The irony is sharp: India reduced Russian oil imports to appease Washington – and then found Middle Eastern supplies disrupted by the very US military action that caused the current crisis. Indian refiners are now scrambling. State-run companies like IOC, BPCL, and HPCL have activated emergency procurement, while Reliance Industries has quietly resumed Russian crude imports in February.

Petrol and Diesel Prices in India: Will There Be a Hike?

Despite the surge in global crude oil prices, petrol and diesel prices in India have remained unchanged for the past 12 months. As of March 9, 2026:

Delhi: Petrol at ₹94.77/litre | Diesel at ₹87.67/litre
Mumbai: Petrol at ₹103.54/litre | Diesel at ₹90.03/litre
Hyderabad: Petrol at ₹107.45/litre (highest among metros)

Oil Marketing Companies (OMCs) – IOC, BPCL, and HPCL – have so far absorbed global price fluctuations without passing them on to consumers. However, analysts warn this is not sustainable if crude remains above $100 for an extended period. The government, wary of inflationary pressure and its impact on the RBI’s monetary policy, is treading carefully. But if global oil prices remain elevated, a fuel price revision cannot be ruled out in the coming weeks.

Strait of Hormuz Disruption: The Supply Shock Nobody Wanted

The Strait of Hormuz is the world’s most critical oil transit chokepoint – and it is now at the heart of the current crude oil price crisis. Vessel tracking data from Nomura suggests that around half of India’s crude oil imports currently transit through this narrow passage. Kuwait has already confirmed reduced oil and refinery production following disruptions linked to the conflict. Iraq, one of India’s major suppliers, is also cutting output. Shipping insurance costs have skyrocketed, cargoes are being rerouted, and LNG shipping has slowed – all compounding the supply shock. A sustained closure of the Strait would be among the most severe energy events in modern history.

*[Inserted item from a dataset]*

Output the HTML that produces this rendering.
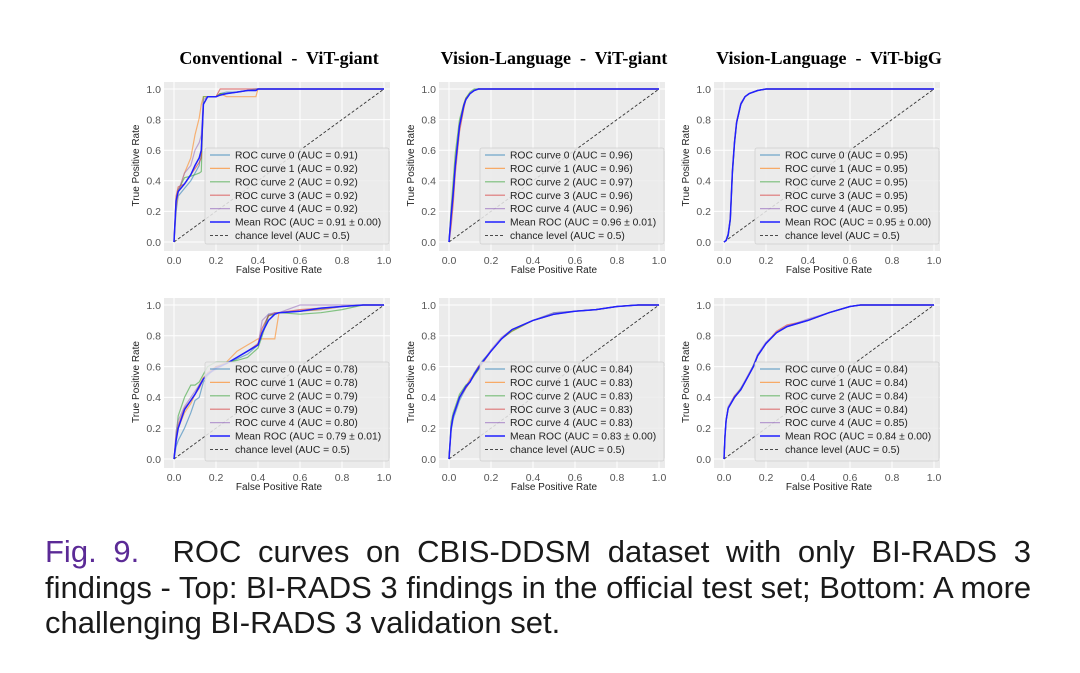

OPEC Production Hike vs Geopolitical Risk: What Happens Next?

Before the Middle East escalation, global oil markets were actually trending bearish. J.P. Morgan Global Research had forecast Brent crude averaging around $60 per barrel in 2026, underpinned by soft demand fundamentals. OPEC+ had planned a 206,000 barrels per day output increase in April, and the IEA had warned of a sizable global surplus through 2026.

All of that calculus has now changed. The geopolitical risk premium has overwhelmed fundamentals – at least for now. If diplomatic channels succeed, prices could fall back sharply. But if tensions escalate further – especially any closure of the Strait of Hormuz – oil markets could experience a supply shock not seen since the Iranian Revolution of 1979. For India, the message is clear: energy security is not just a policy priority – it is an economic survival imperative.